Thiruvananthapuram, India -- For the faithful gathered at St George's Church, Kochi, it was a rare occasion for the congregation to re-live a bygone religious experience. The mass on the annual feast of St George last month assumed an 'old-world' vibe with the prayers and the music in East Syriac, a dialect of Aramaic which historians generally agree upon as the language spoken during the time of Jesus Christ.
Though no longer considered a spoken language in Kerala, the liturgical significance of Syriac finds it echoing in ecclesiastical corridors, as many churches continue to conduct Mass in the ancient language on certain festive days. However, in schools and colleges in the State, Syriac has been enjoying a sustained favour among many students who opt for it as a second-language elective as part of the course.
"If you look at under-graduate courses across Kerala, perhaps about 500 students are learning Syriac," says Father Geevarghese Valiya Changaveettil, vice-principal of Mar Ivanios College in Thiruvananthapuram and Syriac instructor. He says the classical language is offered as a language elective for all colleges affiliated to Mar Ivanios College.
Although Syriac has been introduced as a language elective at higher secondary level as well, Father Changaveettil says many students study the language for the first time only in college.
"The syllabus, which includes grammar, poetry and prose, is fine-tuned for beginners and we start from the basics for the two-year module," says Father Changaveettil, adding that over 25 students currently learn Syriac under him.
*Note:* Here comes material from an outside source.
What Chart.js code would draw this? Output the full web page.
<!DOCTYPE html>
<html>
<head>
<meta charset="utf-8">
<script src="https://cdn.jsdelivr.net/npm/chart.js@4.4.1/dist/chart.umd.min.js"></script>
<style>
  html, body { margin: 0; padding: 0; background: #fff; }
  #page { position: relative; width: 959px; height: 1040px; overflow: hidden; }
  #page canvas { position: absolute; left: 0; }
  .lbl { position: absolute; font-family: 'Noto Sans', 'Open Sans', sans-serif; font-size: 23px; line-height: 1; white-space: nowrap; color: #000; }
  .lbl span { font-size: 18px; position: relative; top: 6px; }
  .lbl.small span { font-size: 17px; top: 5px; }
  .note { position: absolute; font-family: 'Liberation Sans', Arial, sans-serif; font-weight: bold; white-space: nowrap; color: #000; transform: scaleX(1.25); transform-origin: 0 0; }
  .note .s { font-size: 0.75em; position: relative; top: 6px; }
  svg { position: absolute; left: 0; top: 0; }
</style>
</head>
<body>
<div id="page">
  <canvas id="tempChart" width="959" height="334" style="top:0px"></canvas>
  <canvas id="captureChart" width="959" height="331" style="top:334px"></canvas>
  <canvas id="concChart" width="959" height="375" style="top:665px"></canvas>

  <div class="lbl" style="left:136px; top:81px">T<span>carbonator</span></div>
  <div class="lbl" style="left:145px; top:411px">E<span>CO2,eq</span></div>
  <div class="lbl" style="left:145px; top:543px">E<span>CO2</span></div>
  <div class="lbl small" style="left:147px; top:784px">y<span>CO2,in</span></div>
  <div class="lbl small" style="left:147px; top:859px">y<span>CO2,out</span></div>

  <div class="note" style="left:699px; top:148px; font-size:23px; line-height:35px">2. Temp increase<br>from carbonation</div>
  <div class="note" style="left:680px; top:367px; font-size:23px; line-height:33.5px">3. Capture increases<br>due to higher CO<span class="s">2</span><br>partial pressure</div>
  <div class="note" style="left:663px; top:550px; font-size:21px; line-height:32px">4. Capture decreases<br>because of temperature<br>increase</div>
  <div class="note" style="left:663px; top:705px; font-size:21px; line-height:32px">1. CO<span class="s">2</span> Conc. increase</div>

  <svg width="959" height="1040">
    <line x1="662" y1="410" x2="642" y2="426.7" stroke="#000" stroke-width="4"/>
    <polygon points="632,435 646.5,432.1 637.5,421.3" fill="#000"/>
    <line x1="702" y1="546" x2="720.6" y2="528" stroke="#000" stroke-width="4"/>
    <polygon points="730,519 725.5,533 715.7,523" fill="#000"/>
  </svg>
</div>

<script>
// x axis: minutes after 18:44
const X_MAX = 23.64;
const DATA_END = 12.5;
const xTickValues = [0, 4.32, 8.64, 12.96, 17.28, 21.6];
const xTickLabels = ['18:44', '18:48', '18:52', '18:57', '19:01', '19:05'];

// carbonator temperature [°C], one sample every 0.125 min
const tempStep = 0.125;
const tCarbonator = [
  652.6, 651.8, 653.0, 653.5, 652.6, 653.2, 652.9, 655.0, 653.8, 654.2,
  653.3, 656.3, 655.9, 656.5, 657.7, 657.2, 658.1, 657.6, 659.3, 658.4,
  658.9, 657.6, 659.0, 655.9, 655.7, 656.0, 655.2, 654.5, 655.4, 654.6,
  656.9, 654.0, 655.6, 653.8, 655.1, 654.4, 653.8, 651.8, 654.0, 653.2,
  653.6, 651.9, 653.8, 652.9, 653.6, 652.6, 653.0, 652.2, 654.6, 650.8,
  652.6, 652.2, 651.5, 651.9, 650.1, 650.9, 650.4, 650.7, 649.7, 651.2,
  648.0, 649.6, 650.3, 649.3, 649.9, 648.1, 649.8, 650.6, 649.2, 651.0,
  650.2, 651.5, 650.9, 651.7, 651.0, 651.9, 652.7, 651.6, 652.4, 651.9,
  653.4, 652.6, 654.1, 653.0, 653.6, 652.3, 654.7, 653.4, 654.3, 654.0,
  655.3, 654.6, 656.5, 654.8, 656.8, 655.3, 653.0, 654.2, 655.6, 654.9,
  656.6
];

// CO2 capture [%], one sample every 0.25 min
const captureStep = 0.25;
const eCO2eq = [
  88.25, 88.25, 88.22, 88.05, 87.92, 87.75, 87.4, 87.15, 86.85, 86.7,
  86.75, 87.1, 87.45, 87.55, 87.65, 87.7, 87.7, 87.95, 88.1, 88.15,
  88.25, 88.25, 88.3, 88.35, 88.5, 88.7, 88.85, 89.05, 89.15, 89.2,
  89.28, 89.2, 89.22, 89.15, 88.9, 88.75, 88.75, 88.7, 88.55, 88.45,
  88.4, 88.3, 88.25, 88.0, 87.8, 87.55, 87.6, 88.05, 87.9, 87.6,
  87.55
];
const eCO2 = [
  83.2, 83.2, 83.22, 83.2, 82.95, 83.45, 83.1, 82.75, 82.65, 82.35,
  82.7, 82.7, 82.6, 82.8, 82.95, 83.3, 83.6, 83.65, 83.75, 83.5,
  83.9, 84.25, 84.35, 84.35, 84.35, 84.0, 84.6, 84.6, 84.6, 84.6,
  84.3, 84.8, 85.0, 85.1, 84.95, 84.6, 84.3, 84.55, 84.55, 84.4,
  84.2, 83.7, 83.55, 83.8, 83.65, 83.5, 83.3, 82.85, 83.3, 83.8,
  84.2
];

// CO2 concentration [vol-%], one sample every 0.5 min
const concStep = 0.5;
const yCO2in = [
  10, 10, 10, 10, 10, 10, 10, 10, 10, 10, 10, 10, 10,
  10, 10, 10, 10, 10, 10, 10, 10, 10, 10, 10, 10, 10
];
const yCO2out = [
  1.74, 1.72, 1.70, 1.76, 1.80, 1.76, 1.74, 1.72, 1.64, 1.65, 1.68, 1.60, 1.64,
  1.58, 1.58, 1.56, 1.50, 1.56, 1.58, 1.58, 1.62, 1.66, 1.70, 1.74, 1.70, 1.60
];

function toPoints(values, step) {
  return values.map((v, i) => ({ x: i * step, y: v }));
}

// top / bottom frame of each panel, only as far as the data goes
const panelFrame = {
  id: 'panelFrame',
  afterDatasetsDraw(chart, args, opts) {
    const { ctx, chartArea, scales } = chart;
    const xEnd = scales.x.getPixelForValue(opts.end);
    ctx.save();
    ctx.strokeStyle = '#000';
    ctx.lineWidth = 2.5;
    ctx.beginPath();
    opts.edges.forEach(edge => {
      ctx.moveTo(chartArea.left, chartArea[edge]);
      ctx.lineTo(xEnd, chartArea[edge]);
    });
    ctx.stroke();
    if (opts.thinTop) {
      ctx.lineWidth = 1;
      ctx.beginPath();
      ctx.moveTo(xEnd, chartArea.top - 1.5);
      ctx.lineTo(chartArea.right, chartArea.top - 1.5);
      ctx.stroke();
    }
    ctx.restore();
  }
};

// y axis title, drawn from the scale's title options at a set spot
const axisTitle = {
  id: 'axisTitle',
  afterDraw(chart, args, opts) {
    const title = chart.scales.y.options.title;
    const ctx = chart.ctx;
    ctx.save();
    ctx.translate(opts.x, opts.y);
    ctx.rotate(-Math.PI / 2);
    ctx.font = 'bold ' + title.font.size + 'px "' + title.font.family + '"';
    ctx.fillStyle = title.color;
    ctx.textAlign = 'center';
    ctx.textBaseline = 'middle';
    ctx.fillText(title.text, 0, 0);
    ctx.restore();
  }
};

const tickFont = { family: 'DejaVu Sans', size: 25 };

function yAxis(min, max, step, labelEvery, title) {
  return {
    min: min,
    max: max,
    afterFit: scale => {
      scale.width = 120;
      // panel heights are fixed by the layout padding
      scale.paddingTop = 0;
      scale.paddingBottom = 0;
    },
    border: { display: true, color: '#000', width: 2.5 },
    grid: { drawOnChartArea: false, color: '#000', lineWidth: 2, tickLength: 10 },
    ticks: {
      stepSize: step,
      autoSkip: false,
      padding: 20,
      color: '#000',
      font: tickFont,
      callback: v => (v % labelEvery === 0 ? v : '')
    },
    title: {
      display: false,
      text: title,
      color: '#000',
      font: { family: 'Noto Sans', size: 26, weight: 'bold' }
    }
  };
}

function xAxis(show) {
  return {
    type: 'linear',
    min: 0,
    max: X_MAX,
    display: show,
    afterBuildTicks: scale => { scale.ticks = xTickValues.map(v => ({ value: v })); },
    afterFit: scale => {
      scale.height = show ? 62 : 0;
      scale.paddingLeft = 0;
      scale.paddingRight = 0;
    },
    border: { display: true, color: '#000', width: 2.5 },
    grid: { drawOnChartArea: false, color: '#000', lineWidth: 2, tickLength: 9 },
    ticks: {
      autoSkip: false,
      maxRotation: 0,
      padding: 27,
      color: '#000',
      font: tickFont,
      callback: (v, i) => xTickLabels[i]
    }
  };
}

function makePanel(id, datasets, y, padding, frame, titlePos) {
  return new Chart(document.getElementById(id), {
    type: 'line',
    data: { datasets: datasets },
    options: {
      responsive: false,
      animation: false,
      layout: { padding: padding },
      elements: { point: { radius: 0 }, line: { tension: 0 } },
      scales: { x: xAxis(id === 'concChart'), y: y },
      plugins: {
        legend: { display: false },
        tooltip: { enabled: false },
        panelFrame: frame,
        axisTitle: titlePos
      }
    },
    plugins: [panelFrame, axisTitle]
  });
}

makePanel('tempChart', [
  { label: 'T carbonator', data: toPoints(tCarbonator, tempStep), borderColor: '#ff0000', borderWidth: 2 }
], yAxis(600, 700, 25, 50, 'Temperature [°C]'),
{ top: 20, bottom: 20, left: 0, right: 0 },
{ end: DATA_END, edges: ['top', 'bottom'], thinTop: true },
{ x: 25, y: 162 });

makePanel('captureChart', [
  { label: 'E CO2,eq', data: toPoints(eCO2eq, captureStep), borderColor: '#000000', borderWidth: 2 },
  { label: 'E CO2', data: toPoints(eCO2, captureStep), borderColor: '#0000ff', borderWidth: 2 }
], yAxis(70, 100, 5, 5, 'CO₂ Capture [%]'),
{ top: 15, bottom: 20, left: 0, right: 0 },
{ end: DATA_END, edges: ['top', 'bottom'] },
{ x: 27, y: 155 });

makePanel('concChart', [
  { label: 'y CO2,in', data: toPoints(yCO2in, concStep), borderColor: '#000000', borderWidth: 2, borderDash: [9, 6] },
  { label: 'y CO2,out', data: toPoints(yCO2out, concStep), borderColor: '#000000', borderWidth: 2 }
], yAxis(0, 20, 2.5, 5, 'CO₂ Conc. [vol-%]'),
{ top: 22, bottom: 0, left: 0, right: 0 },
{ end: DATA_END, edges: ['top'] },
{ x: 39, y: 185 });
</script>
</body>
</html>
Though Mar Ivanios College, an autonomous institute, offers the elective in West Syriac, colleges under Mahatma Gandhi (MG) University follow East Syriac.
Father Sujay John, guest lecturer, Syriac Department, St Berchman's College, Changanassery, says Mass in Syriac is more common in churches in Kottayam district. As an elective, introducing Syriac as an optional in some higher secondary schools has helped students gain some familiarisation with the language. "Some students who show an interest in ancient languages often take it up in college. Also, some find it easier to learn Semitic languages, perhaps due to certain similarities the languages share with Malayalam," he says. Currently, about 85 students from several departments have opted for Syriac, he adds.
However, Father John points out a drawback. "Since almost none of the students takes Syriac studies forward after graduation, quite often we see the language dying out from their minds. Only a minuscule percentage of students go for further studies in Syriac," he says, adding that MG University offers post-graduation in Syriac. However, several catechism classes include learning of Syriac, which is more commonly taught in some seminaries in Kerala.
For some students, choosing Syriac in college is an opportunity to continue learning the language even after Plus Two. Like Megha James, a student of English Literature at Mar Ivanios College, who was initiated into the classical language in her catechism classes and later studied it as a second language. "My family follows liturgy mainly in Suriyani and hence I have always had an interest in Syriac. Also, I found the curriculum easy," she says.
As a liturgical language, Father Changaveettil says Syriac evokes a fervour of the old days. "Many prayers were originally written in Syriac or an associated language. However, for offering a Mass in it, good translations are important. Pure Syriac is rarely used in churches now here," he explains.
Father Jacob Thekeparambil, director of St Ephrem Ecumenical Research Institute (SEERI), a centre for Syriac studies, Kottayam, says that historically, Syriac has had big influence on Malayalam. Suriyani Malayalam, or Karshoni, formed as a hybrid dialect. "Many are unaware that there are a lot of Syriac words in today's Malayalam diction. For instance, common expressions of negation in Dravidian linguistic heritage -- like illa or alla -- are derivatives of Syriac words," he says. Malakha (angel) is another.
"Malayalam is open to the rhythm and syllabic rules and intonations of Syriac. So translation of many Syriac melodies into Malayalam largely retain its original musicality," adds Father Thekeparambil.